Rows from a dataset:
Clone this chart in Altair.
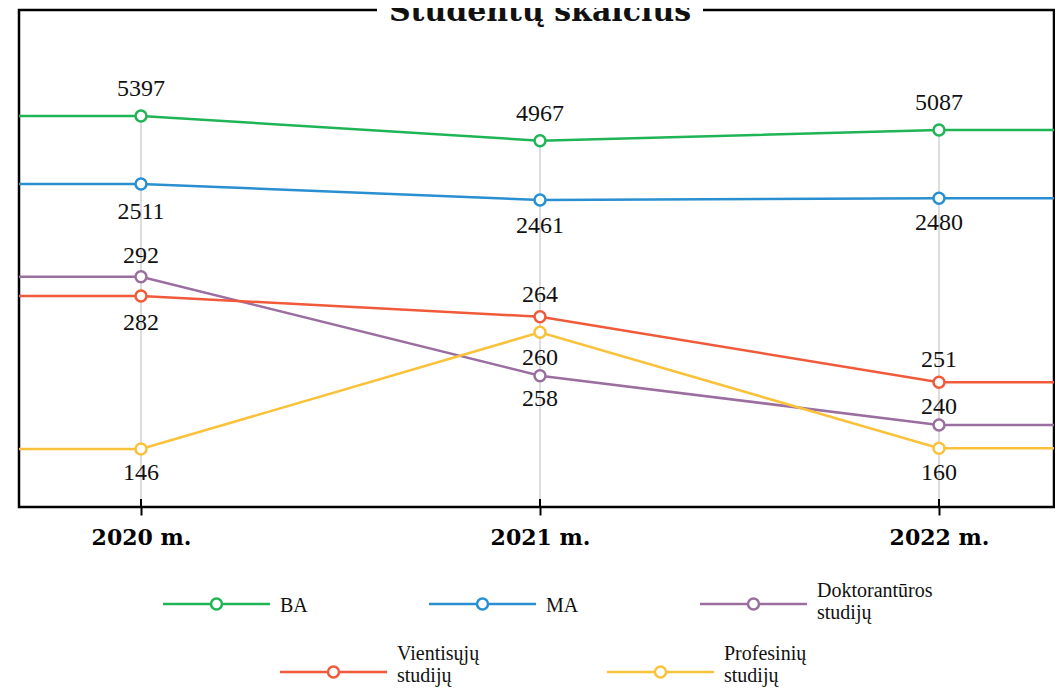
import altair as alt
import pandas as pd

# ---------------- data ----------------
YEARS = [2020, 2021, 2022]
SERIES = ["BA", "MA", "Doktorantūros studijų", "Vientisųjų studijų", "Profesinių studijų"]
LEGEND_TEXT = ["BA", "MA", "Doktorantūros\nstudijų", "Vientisųjų\nstudijų", "Profesinių\nstudijų"]
BA = [5397, 4967, 5087]
MA = [2511, 2461, 2480]
DOKT = [292, 258, 240]
VIENT = [282, 264, 251]
PROF = [146, 260, 160]
VALUES = [BA, MA, DOKT, VIENT, PROF]
TITLE = "Studentų skaičius"

# ---------------- style / layout ----------------
COLORS = ["#1fb556", "#2a8fd0", "#9a6fa0", "#f05a3a", "#f9c23a"]
W, H = 1035, 497
STEP = 399                                  # px between two years
LEFT_GAP, RIGHT_GAP = 122, W - 122 - 2 * STEP
X0, X1 = YEARS[0] - LEFT_GAP / STEP, YEARS[-1] + RIGHT_GAP / STEP

# the source chart uses a non-linear (piecewise) value axis
Y_DOMAIN = sorted(v for s in VALUES for v in s)
Y_RANGE = [439, 438.3, 415, 372.3, 365.7, 322.3, 306.7, 286, 266.7,
           190, 188.3, 174, 130.7, 120, 106]

# baseline offset of each value label from its point (negative = above)
LABEL_DY = [[-20, -20, -20],
            [35, 33, 32],
            [-14, 30, -11],
            [34, -15, -15],
            [31, 33, 32]]

# legend layout (pixels inside the plot coordinate system)
LEG_X = [144, 410, 681, 261, 588]
LEG_Y = [594, 594, 594, 662, 662]
LEG_TEXT_DY = [8, 8, -7, -12, -12]
LEG_LEN = 107

SERIF = "Liberation Serif"
BOLD_SERIF = "DejaVu Serif"

# ---------------- frames ----------------
pts = []
for s, vals, dys in zip(SERIES, VALUES, LABEL_DY):
    for y, v, d in zip(YEARS, vals, dys):
        pts.append({"series": s, "year": y, "value": v, "dy": d})
pts_df = pd.DataFrame(pts)

line_rows = []
for s, vals in zip(SERIES, VALUES):
    line_rows.append({"series": s, "year": X0, "value": vals[0]})
    for y, v in zip(YEARS, vals):
        line_rows.append({"series": s, "year": y, "value": v})
    line_rows.append({"series": s, "year": X1, "value": vals[-1]})
line_df = pd.DataFrame(line_rows)

grid_df = pd.DataFrame({"year": YEARS,
                        "top": [max(s[i] for s in VALUES) for i in range(len(YEARS))]})

leg_rows = []
for s, t, lx, ly, tdy in zip(SERIES, LEGEND_TEXT, LEG_X, LEG_Y, LEG_TEXT_DY):
    leg_rows.append({"series": s, "text": t, "x0": lx, "x1": lx + LEG_LEN,
                     "cx": lx + LEG_LEN / 2, "y": ly,
                     "tx": lx + LEG_LEN + 10, "ty": ly + tdy})
leg_df = pd.DataFrame(leg_rows)

# ---------------- encodings ----------------
color_scale = alt.Scale(domain=SERIES, range=COLORS)
x_axis = alt.Axis(values=YEARS, labelExpr="datum.value + ' m.'", labelFont=BOLD_SERIF,
                  labelFontWeight="bold", labelFontSize=22, labelColor="black",
                  tickSize=8, tickWidth=2, tickColor="black", domain=False, grid=False,
                  title=None, labelPadding=29, labelBaseline="alphabetic",
                  labelFlush=False, labelOverlap=False)
x_scale = alt.Scale(domain=[X0, X1], nice=False, zero=False)
y_scale = alt.Scale(domain=Y_DOMAIN, range=Y_RANGE, nice=False, zero=False)


def X(field):
    return alt.X(f"{field}:Q", scale=x_scale, axis=x_axis)


grid = alt.Chart(grid_df).mark_rule(color="#dddddd", strokeWidth=2).encode(
    x=X("year"), y=alt.Y("top:Q", scale=y_scale, axis=None), y2=alt.value(H))

ticks = alt.Chart(grid_df).mark_rule(color="black", strokeWidth=2).encode(
    x=X("year"), y=alt.value(H - 8), y2=alt.value(H))

lines = alt.Chart(line_df).mark_line(strokeWidth=2.5).encode(
    x=X("year"), y=alt.Y("value:Q", scale=y_scale, axis=None),
    color=alt.Color("series:N", scale=color_scale, legend=None),
    order="year:Q")

points = alt.Chart(pts_df).mark_point(shape="circle", filled=True, fill="white",
                                      size=120, strokeWidth=2.5, opacity=1).encode(
    x=X("year"), y=alt.Y("value:Q", scale=y_scale, axis=None),
    stroke=alt.Stroke("series:N", scale=color_scale, legend=None))

label_layers = []
for d in sorted(set(v for row in LABEL_DY for v in row)):
    label_layers.append(
        alt.Chart(pts_df).transform_filter(alt.datum.dy == d).mark_text(
            dy=d, font=SERIF, fontSize=24, baseline="alphabetic", align="center",
            color="#111111").encode(
            x=X("year"), y=alt.Y("value:Q", scale=y_scale, axis=None),
            text=alt.Text("value:Q", format="d")))

one = pd.DataFrame({"t": [TITLE]})
mask = alt.Chart(one).mark_rect(color="white").encode(
    x=alt.value(358), x2=alt.value(684), y=alt.value(-10), y2=alt.value(6))
title = alt.Chart(one).mark_text(font=BOLD_SERIF, fontWeight="bold", fontSize=30,
                                 baseline="alphabetic", align="center",
                                 color="#111111").encode(
    x=alt.value(521), y=alt.value(11), text="t:N")

main = alt.layer(grid, ticks, lines, points, *label_layers, mask, title)

leg_line = alt.Chart(leg_df).mark_rule(strokeWidth=2.5).encode(
    x=alt.X("x0:Q", scale=None), x2="x1:Q", y=alt.Y("y:Q", scale=None),
    color=alt.Color("series:N", scale=color_scale, legend=None))
leg_pt = alt.Chart(leg_df).mark_point(shape="circle", filled=True, fill="white",
                                      size=120, strokeWidth=2.5, opacity=1).encode(
    x=alt.X("cx:Q", scale=None), y=alt.Y("y:Q", scale=None),
    stroke=alt.Stroke("series:N", scale=color_scale, legend=None))
leg_txt = alt.Chart(leg_df).mark_text(font=SERIF, fontSize=20, align="left",
                                      baseline="alphabetic", lineBreak="\n",
                                      lineHeight=22, color="#111111").encode(
    x=alt.X("tx:Q", scale=None), y=alt.Y("ty:Q", scale=None), text="text:N")
legend = alt.layer(leg_line, leg_pt, leg_txt)

chart = alt.layer(main, legend).resolve_scale(x="independent", y="independent").properties(
    width=W, height=H,
    autosize=alt.AutoSizeParams(type="none"),
    padding={"left": 11, "top": 2, "right": 1, "bottom": 180},
    background="white",
).configure_view(stroke="black", strokeWidth=2.5)

chart.save("out.html", embed_options={"renderer": "svg", "actions": False})
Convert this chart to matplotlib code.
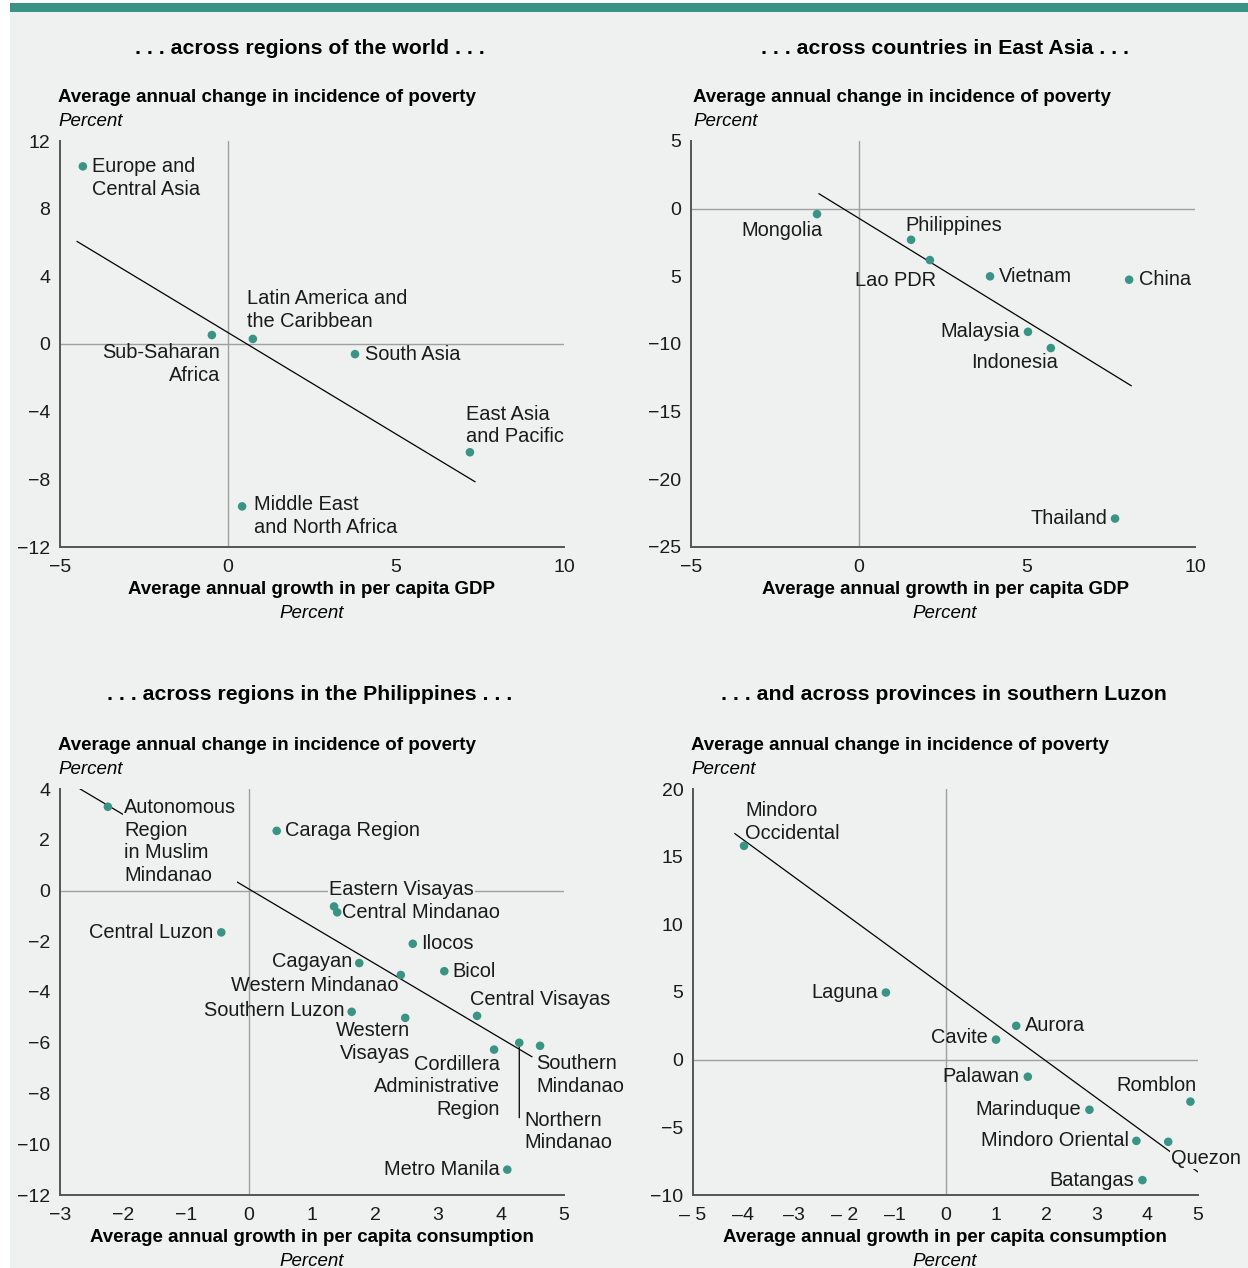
#importing libraries
import matplotlib.pyplot as plt
from matplotlib.patches import Rectangle

plt.rcParams['font.family'] = ['Liberation Sans', 'DejaVu Sans']

#data
world_names = ["Europe and\nCentral Asia", "Sub-Saharan\nAfrica", "Latin America and\nthe Caribbean",
               "South Asia", "East Asia\nand Pacific", "Middle East\nand North Africa"]
world_x = [-4.32, -0.48, 0.74, 3.78, 7.2, 0.42]
world_y = [10.5, 0.53, 0.3, -0.6, -6.4, -9.6]
world_fit_x = [-4.49, 7.35]
world_fit_y = [6.06, -8.14]

ea_names = ["Mongolia", "Philippines", "Lao PDR", "Vietnam", "China", "Malaysia", "Indonesia", "Thailand"]
ea_x = [-1.25, 1.55, 2.11, 3.9, 8.04, 5.03, 5.71, 7.62]
ea_y = [-0.4, -2.3, -3.8, -5.0, -5.25, -9.1, -10.3, -22.9]
ea_fit_x = [-1.19, 8.1]
ea_fit_y = [1.1, -13.08]

ph_names = ["Autonomous\nRegion\nin Muslim\nMindanao", "Caraga Region", "Eastern Visayas", "Central Mindanao",
            "Central Luzon", "Ilocos", "Cagayan", "Bicol", "Western Mindanao", "Southern Luzon",
            "Western\nVisayas", "Central Visayas", "Cordillera\nAdministrative\nRegion", "Northern\nMindanao",
            "Southern\nMindanao", "Metro Manila"]
ph_x = [-2.24, 0.44, 1.35, 1.40, -0.44, 2.6, 1.75, 3.1, 2.41, 1.63, 2.48, 3.62, 3.89, 4.29, 4.62, 4.1]
ph_y = [3.3, 2.35, -0.63, -0.86, -1.65, -2.1, -2.86, -3.18, -3.33, -4.78, -5.02, -4.94, -6.27, -6.0, -6.12, -11.0]
ph_fit_x = [-2.68, 4.49]
ph_fit_y = [4.0, -6.55]

lz_names = ["Mindoro\nOccidental", "Laguna", "Aurora", "Cavite", "Palawan", "Romblon", "Marinduque",
            "Mindoro Oriental", "Quezon", "Batangas"]
lz_x = [-3.99, -1.18, 1.4, 1.0, 1.63, 4.85, 2.85, 3.78, 4.41, 3.9]
lz_y = [15.8, 4.96, 2.5, 1.48, -1.26, -3.1, -3.7, -6.0, -6.07, -8.9]
lz_fit_x = [-4.17, 5.0]
lz_fit_y = [16.7, -8.3]

M = '\u2212'
world_yticks = [-12, -8, -4, 0, 4, 8, 12]
world_xticks = [-5, 0, 5, 10]
ea_yticks = [-25, -20, -15, -10, -5, 0, 5]
ea_ylabels = [M + "25", M + "20", M + "15", M + "10", "5", "0", "5"]
ph_yticks = [-12, -10, -8, -6, -4, -2, 0, 2, 4]
ph_xticks = [-3, -2, -1, 0, 1, 2, 3, 4, 5]
lz_yticks = [-10, -5, 0, 5, 10, 15, 20]
lz_xticks = [-5, -4, -3, -2, -1, 0, 1, 2, 3, 4, 5]
lz_xlabels = ["\u2013 5", "\u20134", "\u20133", "\u2013 2", "\u20131", "0", "1", "2", "3", "4", "5"]

#label placement (ha, va, dx, dy in pixels, boxed)
world_pos = [("left", "top", 9, 9, 0), ("right", "top", 8, -8, 0), ("left", "bottom", -6, 8, 0),
             ("left", "center", 10, 0, 0), ("left", "bottom", -4, 6, 0), ("left", "top", 12, 11, 0)]
ea_pos = [("right", "top", 6, -7, 0), ("left", "bottom", -6, 5, 0), ("right", "top", 6, -11, 0),
          ("left", "center", 9, 0, 0), ("left", "center", 10, 0, 0), ("right", "center", -8, 0, 0),
          ("right", "top", 7, -5, 0), ("right", "center", -8, 0, 0)]
ph_pos = [("left", "top", 16, 9, 1), ("left", "center", 8, 0, 0), ("left", "bottom", -5, 7, 1),
          ("left", "center", 5, 0, 0), ("right", "center", -8, 0, 0), ("left", "center", 8, 0, 0),
          ("right", "center", -7, 2, 0), ("left", "center", 8, 0, 0), ("right", "center", -2, -11, 0),
          ("right", "center", -7, 1, 0), ("right", "top", 5, -3, 0), ("left", "bottom", -7, 7, 0),
          ("right", "top", 6, -5, 0), ("left", "top", 5, -68, 0), ("left", "top", -4, -8, 0),
          ("right", "center", -8, 0, 0)]
lz_pos = [("left", "bottom", 1, 3, 0), ("right", "center", -8, 0, 0), ("left", "center", 9, 0, 0),
          ("right", "center", -8, 2, 0), ("right", "center", -8, 0, 0), ("right", "bottom", 6, 7, 0),
          ("right", "center", -8, 0, 0), ("right", "center", -7, 0, 0), ("left", "top", 3, -7, 1),
          ("right", "center", -8, 0, 0)]

W, H = 1248, 1268
BG = '#eef1f0'
TEAL = '#3a9486'
FS = 13.5      # axis titles
FL = 14.4      # point labels
FT = 14        # tick labels

fig = plt.figure(figsize=(W / 100, H / 100), dpi=100, facecolor='white')
fig.patches.append(Rectangle((10 / W, 0), 1 - 10 / W, 1 - 12 / H, transform=fig.transFigure,
                             facecolor=BG, edgecolor='none', zorder=-10))
fig.patches.append(Rectangle((10 / W, 1 - 12 / H), 1 - 10 / W, 9 / H, transform=fig.transFigure,
                             facecolor=TEAL, edgecolor='none', zorder=-10))


def px_axes(x0, y0, x1, y1):
    return fig.add_axes([x0 / W, 1 - y1 / H, (x1 - x0) / W, (y1 - y0) / H])


def panel(ax, names, xs, ys, fx, fy, pos, xlim, ylim):
    ax.set_facecolor('none')
    ax.set_xlim(xlim)
    ax.set_ylim(ylim)
    for s in ['top', 'right']:
        ax.spines[s].set_visible(False)
    for s in ['left', 'bottom']:
        ax.spines[s].set_color('#555555')
        ax.spines[s].set_linewidth(1.4)
    ax.axhline(0, color='#a0a0a0', lw=1, zorder=1)
    ax.axvline(0, color='#a0a0a0', lw=1, zorder=1)
    ax.plot(fx, fy, color='black', lw=0.9, zorder=2)
    ax.scatter(xs, ys, s=38, color=TEAL, edgecolors='none', zorder=5, clip_on=False)
    for n, x, y, (ha, va, dx, dy, box) in zip(names, xs, ys, pos):
        bb = dict(boxstyle='square,pad=0.05', fc=BG, ec='none') if box else None
        ax.annotate(n, (x, y), xytext=(dx, dy), textcoords='offset pixels', ha=ha, va=va,
                    fontsize=FL, linespacing=1.25, bbox=bb, zorder=4, color='#1a1a1a')
    ax.tick_params(length=0, labelsize=FT, colors='#1a1a1a')
    ax.tick_params(axis='y', pad=7)
    ax.tick_params(axis='x', pad=9)


def titles(cx, ty, lx, ly, xt, xty, title, xlabel):
    fig.text(cx / W, 1 - ty / H, title, ha='center', va='center', fontsize=15.3, fontweight='bold')
    fig.text(lx / W, 1 - ly / H, "Average annual change in incidence of poverty", ha='left', va='center',
             fontsize=FS, fontweight='bold')
    fig.text(lx / W, 1 - (ly + 24) / H, "Percent", ha='left', va='center', fontsize=FS, style='italic')
    fig.text(xt / W, 1 - xty / H, xlabel, ha='center', va='center', fontsize=FS, fontweight='bold')
    fig.text(xt / W, 1 - (xty + 24) / H, "Percent", ha='center', va='center', fontsize=FS, style='italic')


#top left
ax1 = px_axes(60, 141, 564, 547)
panel(ax1, world_names, world_x, world_y, world_fit_x, world_fit_y, world_pos, (-5, 10), (-12, 12))
ax1.set_yticks(world_yticks)
ax1.set_xticks(world_xticks)
ax1.set_yticklabels([str(v).replace('-', M) for v in world_yticks])
ax1.set_xticklabels([str(v).replace('-', M) for v in world_xticks])
titles(310, 49, 58, 97, 312, 589, ". . . across regions of the world . . .",
       "Average annual growth in per capita GDP")

#top right
ax2 = px_axes(691, 141, 1195, 547)
panel(ax2, ea_names, ea_x, ea_y, ea_fit_x, ea_fit_y, ea_pos, (-5, 10), (-25, 5))
ax2.set_yticks(ea_yticks)
ax2.set_yticklabels(ea_ylabels)
ax2.set_xticks(world_xticks)
ax2.set_xticklabels([str(v).replace('-', M) for v in world_xticks])
titles(945, 49, 693, 97, 945, 589, ". . . across countries in East Asia . . .",
       "Average annual growth in per capita GDP")

#bottom left
ax3 = px_axes(60, 789, 564, 1195)
panel(ax3, ph_names, ph_x, ph_y, ph_fit_x, ph_fit_y, ph_pos, (-3, 5), (-12, 4))
ax3.set_yticks(ph_yticks)
ax3.set_yticklabels([str(v).replace('-', M) for v in ph_yticks])
ax3.set_xticks(ph_xticks)
ax3.set_xticklabels([str(v).replace('-', M) for v in ph_xticks])
# leader for Northern Mindanao
i = ph_names.index("Northern\nMindanao")
ax3.annotate('', (ph_x[i], ph_y[i]), xytext=(0, -75), textcoords='offset pixels',
             arrowprops=dict(arrowstyle='-', color='black', lw=0.9, shrinkA=0, shrinkB=0))
titles(310, 694, 58, 745, 312, 1237, ". . . across regions in the Philippines . . .",
       "Average annual growth in per capita consumption")

#bottom right
ax4 = px_axes(693, 789, 1198, 1195)
panel(ax4, lz_names, lz_x, lz_y, lz_fit_x, lz_fit_y, lz_pos, (-5, 5), (-10, 20))
ax4.set_yticks(lz_yticks)
ax4.set_yticklabels([str(v).replace('-', M) for v in lz_yticks])
ax4.set_xticks(lz_xticks)
ax4.set_xticklabels(lz_xlabels)
titles(944, 694, 691, 745, 945, 1237, ". . . and across provinces in southern Luzon",
       "Average annual growth in per capita consumption")

fig.savefig("out.png", dpi=100, facecolor='white')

**EXERCISE BRIEF**
From the records above, transcribe exactly the lines starting at the one containing "Convert this chart to matplotlib code." and ending at the one containing "ea_fit_y = [1.1, -13.08]". Skip the pictures.

**EXERCISE SOLUTION**
Convert this chart to matplotlib code.
#importing libraries
import matplotlib.pyplot as plt
from matplotlib.patches import Rectangle

plt.rcParams['font.family'] = ['Liberation Sans', 'DejaVu Sans']

#data
world_names = ["Europe and\nCentral Asia", "Sub-Saharan\nAfrica", "Latin America and\nthe Caribbean",
               "South Asia", "East Asia\nand Pacific", "Middle East\nand North Africa"]
world_x = [-4.32, -0.48, 0.74, 3.78, 7.2, 0.42]
world_y = [10.5, 0.53, 0.3, -0.6, -6.4, -9.6]
world_fit_x = [-4.49, 7.35]
world_fit_y = [6.06, -8.14]

ea_names = ["Mongolia", "Philippines", "Lao PDR", "Vietnam", "China", "Malaysia", "Indonesia", "Thailand"]
ea_x = [-1.25, 1.55, 2.11, 3.9, 8.04, 5.03, 5.71, 7.62]
ea_y = [-0.4, -2.3, -3.8, -5.0, -5.25, -9.1, -10.3, -22.9]
ea_fit_x = [-1.19, 8.1]
ea_fit_y = [1.1, -13.08]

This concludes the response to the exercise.